----- Data segment -----
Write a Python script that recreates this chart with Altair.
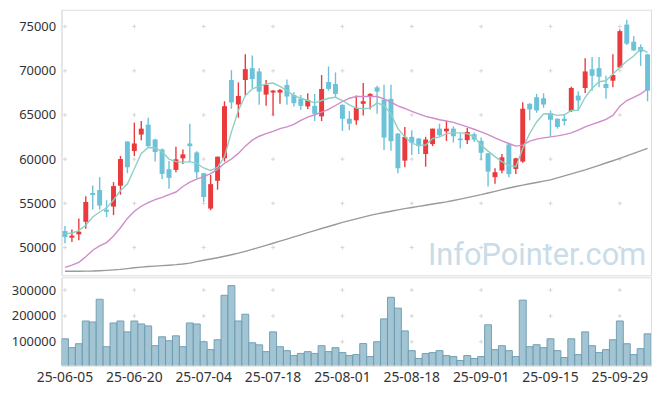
import altair as alt
import pandas as pd

dates = [
    "25-06-05", "25-06-09", "25-06-10", "25-06-11", "25-06-12", "25-06-13", "25-06-16", "25-06-17", "25-06-18", "25-06-19",
    "25-06-20", "25-06-23", "25-06-24", "25-06-25", "25-06-26", "25-06-27", "25-06-30", "25-07-01", "25-07-02", "25-07-03",
    "25-07-04", "25-07-07", "25-07-08", "25-07-09", "25-07-10", "25-07-11", "25-07-14", "25-07-15", "25-07-16", "25-07-17",
    "25-07-18", "25-07-21", "25-07-22", "25-07-23", "25-07-24", "25-07-25", "25-07-28", "25-07-29", "25-07-30", "25-07-31",
    "25-08-01", "25-08-04", "25-08-05", "25-08-06", "25-08-07", "25-08-08", "25-08-11", "25-08-12", "25-08-13", "25-08-14",
    "25-08-18", "25-08-19", "25-08-20", "25-08-21", "25-08-22", "25-08-25", "25-08-26", "25-08-27", "25-08-28", "25-08-29",
    "25-09-01", "25-09-02", "25-09-03", "25-09-04", "25-09-05", "25-09-08", "25-09-09", "25-09-10", "25-09-11", "25-09-12",
    "25-09-15", "25-09-16", "25-09-17", "25-09-18", "25-09-19", "25-09-22", "25-09-23", "25-09-24", "25-09-25", "25-09-26",
    "25-09-29", "25-09-30", "25-10-01", "25-10-02", "25-10-10",
]

opens = [
    51870, 51120, 51490, 52910, 56170, 56500, 54260, 54630, 56990, 62000,
    60910, 62780, 63900, 62220, 61100, 58860, 58780, 60090, 61770, 60760,
    58410, 54410, 57550, 60090, 68950, 66180, 68950, 70290, 69920, 67300,
    67530, 67530, 68390, 67260, 66820, 65960, 66030, 64840, 68720, 68500,
    66140, 64570, 64390, 66260, 67080, 68120, 66740, 66820, 62890, 59830,
    62520, 62330, 60580, 61700, 63450, 63150, 63450, 62330, 62140, 62820,
    62070, 60650, 57960, 58710, 61660, 58890, 59720, 66260, 67000, 66890,
    65210, 64570, 64570, 65430, 67190, 68050, 70180, 70290, 68500, 68870,
    70370, 75220, 73280, 72680, 71860,
]
highs = [
    52430, 52050, 53290, 55790, 57030, 57960, 55340, 57400, 60350, 62000,
    64130, 64310, 64690, 62300, 61200, 59790, 61400, 61100, 64010, 60900,
    58450, 58220, 60280, 66550, 70070, 68680, 71860, 71710, 70290, 68950,
    67830, 67940, 69020, 67560, 67260, 67450, 67380, 69510, 70480, 69810,
    66200, 65430, 67190, 68610, 67450, 68310, 68420, 68420, 62950, 63640,
    63270, 62380, 62520, 63450, 64010, 64310, 63710, 62890, 63530, 63000,
    62440, 60700, 58970, 60580, 61700, 60150, 66440, 66330, 67380, 67450,
    65510, 64600, 65130, 68200, 67680, 71410, 71560, 71560, 69430, 71860,
    74660, 75780, 73920, 72980, 71900,
]
lows = [
    50490, 50640, 50820, 52130, 54300, 54300, 53440, 53660, 55980, 58410,
    60350, 62150, 61320, 59720, 57740, 56650, 58520, 59450, 59720, 57850,
    55160, 54220, 56540, 59720, 65700, 64690, 67190, 68050, 66140, 66030,
    64950, 66260, 66140, 65960, 65580, 65660, 64310, 64310, 67750, 67000,
    63190, 63270, 63900, 64950, 65620, 65130, 61020, 60950, 58410, 59080,
    60460, 60580, 59150, 61470, 62520, 62070, 61880, 61210, 61700, 61960,
    59900, 56910, 57210, 58410, 57960, 58330, 59600, 64390, 65250, 65810,
    62590, 63450, 63830, 65320, 65510, 67490, 67750, 68120, 66820, 68120,
    70290, 72910, 72230, 70550, 66550,
]
closes = [
    51200, 51350, 51790, 55160, 55940, 54750, 54040, 56950, 60010, 59080,
    61770, 63450, 61470, 60800, 58330, 57880, 59980, 60540, 61470, 58520,
    55720, 57170, 60280, 65990, 66410, 67150, 70180, 69060, 67640, 68390,
    67750, 67830, 67080, 66330, 66030, 66700, 65130, 67940, 67940, 67380,
    64570, 64010, 65810, 66550, 67380, 67640, 62440, 62030, 58970, 62520,
    61850, 61470, 62220, 63450, 62710, 63450, 62590, 62140, 63080, 62220,
    60720, 58590, 58520, 60200, 58300, 60090, 65700, 65620, 65510, 66180,
    64460, 63640, 64310, 68050, 66630, 69920, 69430, 69320, 68050, 69510,
    74480, 73060, 72310, 72160, 67750,
]
volumes = [
    111500, 77100, 92400, 180400, 176500, 264500, 80900, 172700, 180400, 138300,
    180400, 168900, 161300, 84800, 119200, 103900, 123000, 80900, 172700, 168900,
    100100, 69500, 107700, 279800, 317500, 180400, 206500, 96200, 88000, 61800,
    138300, 80900, 65600, 46500, 54800, 61800, 54800, 84800, 61800, 77100,
    58000, 46500, 50400, 93000, 42700, 100100, 188600, 272200, 230100, 142100,
    65600, 35100, 54200, 58000, 65600, 46500, 42700, 27400, 46500, 35100,
    42700, 165700, 69500, 84800, 65600, 42700, 261300, 80900, 88600, 77100,
    111500, 65600, 38900, 111500, 50400, 138300, 84800, 58000, 69500, 107700,
    180400, 92400, 50400, 73300, 130700,
]
ma5 = [
    51550, 51650, 51920, 52520, 53450, 54020, 54480, 55360, 56450, 57190,
    58910, 60650, 61320, 61290, 60840, 60010, 59720, 59640, 59720, 59530,
    59000, 58720, 59080, 60280, 63080, 65510, 67190, 67940, 68240, 68500,
    68610, 68240, 67750, 67190, 66890, 66630, 66370, 66630, 66890, 67000,
    66630, 66140, 65770, 65700, 65770, 66370, 66070, 65130, 63450, 62520,
    61770, 61580, 61580, 62330, 62520, 62890, 62970, 62970, 62890, 62520,
    61580, 60910, 60280, 59720, 59270, 59150, 61200, 62900, 64200, 65100,
    65130, 64950, 65020, 65510, 65510, 67000, 68010, 68760, 68870, 69620,
    70370, 71110, 71670, 72500, 72050,
]
ma20 = [
    47760, 48020, 48320, 48950, 49700, 50190, 50560, 51310, 52240, 53290,
    54110, 54670, 55080, 55420, 55680, 55980, 56280, 56910, 57400, 57740,
    58030, 58370, 58840, 59530, 60010, 60650, 61470, 62150, 62590, 62890,
    63150, 63450, 63640, 63940, 64390, 64760, 65020, 65320, 65620, 66070,
    66520, 66890, 67080, 67080, 67080, 67080, 66820, 66440, 66030, 65730,
    65400, 65130, 64840, 64650, 64460, 64310, 64160, 63900, 63640, 63380,
    63080, 62780, 62410, 62070, 61770, 61470, 61580, 62030, 62260, 62410,
    62520, 62630, 62780, 62970, 63270, 63640, 63940, 64200, 64500, 64950,
    65990, 66630, 67000, 67380, 67940,
]
ma120 = [
    47310, 47315, 47320, 47330, 47345, 47380, 47420, 47470, 47530, 47620,
    47720, 47790, 47850, 47900, 47950, 48000, 48060, 48140, 48240, 48400,
    48560, 48700, 48850, 49010, 49180, 49360, 49570, 49790, 50020, 50250,
    50480, 50720, 50960, 51200, 51440, 51680, 51920, 52150, 52380, 52610,
    52840, 53040, 53240, 53440, 53630, 53810, 53960, 54110, 54260, 54400,
    54530, 54660, 54790, 54920, 55040, 55160, 55320, 55480, 55650, 55810,
    55980, 56170, 56360, 56550, 56730, 56910, 57060, 57210, 57360, 57510,
    57660, 57880, 58100, 58330, 58550, 58780, 59040, 59300, 59560, 59820,
    60090, 60370, 60650, 60930, 61210,
]

price_ticks = [50000, 55000, 60000, 65000, 70000, 75000]
volume_ticks = [100000, 200000, 300000]
label_dates = dates[0:81:10]
watermark = "InfoPointer.com"

FONT = "Noto Sans"
UP = "#ea3a3e"
DOWN = "#6cc2d8"
GRID = "#d6d6d6"
W = 595
YEXT = 52

df = pd.DataFrame({
    "date": dates, "open": opens, "high": highs, "low": lows, "close": closes,
    "volume": volumes, "ma5": ma5, "ma20": ma20, "ma120": ma120,
})
df["dir"] = ["up" if c >= o else "down" for o, c in zip(opens, closes)]

grid_price = pd.DataFrame([(d, v) for d in label_dates for v in price_ticks], columns=["date", "v"])
grid_vol = pd.DataFrame([(d, v) for d in label_dates for v in volume_ticks], columns=["date", "v"])

xscale = alt.Scale(domain=dates, paddingInner=0, paddingOuter=0)
x_noaxis = alt.X("date:N", sort=dates, scale=xscale, axis=None)
color = alt.Color("dir:N", scale=alt.Scale(domain=["up", "down"], range=[UP, DOWN]), legend=None)

price_scale = alt.Scale(domain=[46860, 76900], nice=False, zero=False)
price_axis = alt.Axis(values=price_ticks, format="d", grid=False, ticks=False, labelPadding=6,
                      minExtent=YEXT, maxExtent=YEXT,
                      domainColor="#dedede", labelColor="#333333", labelFontSize=13, labelFont=FONT, title=None)

cross = "M-1,0L1,0M0,-1L0,1"

p_grid = alt.Chart(grid_price).mark_point(shape=cross, size=16, filled=False, stroke=GRID, strokeWidth=1, opacity=1).encode(
    x=x_noaxis, y=alt.Y("v:Q", scale=price_scale, axis=price_axis))

wm = alt.Chart(pd.DataFrame({"t": [watermark]})).mark_text(
    align="right", baseline="alphabetic", fontSize=31, font="Roboto", color="#c9dce7").encode(
    text="t:N", x=alt.value(W - 5), y=alt.value(258))

wick = alt.Chart(df).mark_rule(strokeWidth=1.4).encode(
    x=x_noaxis, y=alt.Y("low:Q", scale=price_scale), y2="high:Q", color=color)
body = alt.Chart(df).mark_bar(size=5).encode(
    x=x_noaxis, y=alt.Y("open:Q", scale=price_scale), y2="close:Q", color=color)

l120 = alt.Chart(df).mark_line(color="#9a9a9a", strokeWidth=1.4).encode(x=x_noaxis, y=alt.Y("ma120:Q", scale=price_scale))
l20 = alt.Chart(df).mark_line(color="#cf8cc9", strokeWidth=1.4).encode(x=x_noaxis, y=alt.Y("ma20:Q", scale=price_scale))
l5 = alt.Chart(df).mark_line(color="#8fcfc3", strokeWidth=1.4).encode(x=x_noaxis, y=alt.Y("ma5:Q", scale=price_scale))

price = alt.layer(p_grid, wm, wick, body, l120, l20, l5).properties(width=W, height=268)

vol_scale = alt.Scale(domain=[8200, 349700], nice=False, zero=False)
vol_axis = alt.Axis(values=volume_ticks, format="d", grid=False, ticks=False, labelPadding=6,
                    minExtent=YEXT, maxExtent=YEXT,
                    domainColor="#dedede", labelColor="#333333", labelFontSize=13, labelFont=FONT, title=None)
x_axis = alt.X("date:N", sort=dates, scale=xscale,
               axis=alt.Axis(values=label_dates, labelAngle=0, ticks=False, grid=False, domainColor="#dedede",
                             labelPadding=5, labelFontSize=14, labelFont=FONT, labelColor="#333333", title=None))

v_grid = alt.Chart(grid_vol).mark_point(shape=cross, size=16, filled=False, stroke=GRID, strokeWidth=1, opacity=1).encode(
    x=x_axis, y=alt.Y("v:Q", scale=vol_scale, axis=vol_axis))
vbars = alt.Chart(df).mark_bar(fill="#9dc1d1", stroke="#6d9cb2", strokeWidth=1, opacity=0.95, clip=True).encode(
    x=x_axis, y=alt.Y("volume:Q", scale=vol_scale))

volume = alt.layer(v_grid, vbars).properties(width=W, height=89)

chart = alt.vconcat(price, volume, spacing=0).properties(
    padding={"left": 1, "top": -1, "right": 5, "bottom": 2}
).configure_view(stroke="#e3e3e3").configure(background="white")

chart.save("out.html", embed_options={"renderer": "svg", "actions": False})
-----
**Do this:**
Repeat the listing above from its first line through the line that contains "import pandas as pd", both included, and nothing more. Drop the pictures.

**Written solution:**
Write a Python script that recreates this chart with Altair.
import altair as alt
import pandas as pd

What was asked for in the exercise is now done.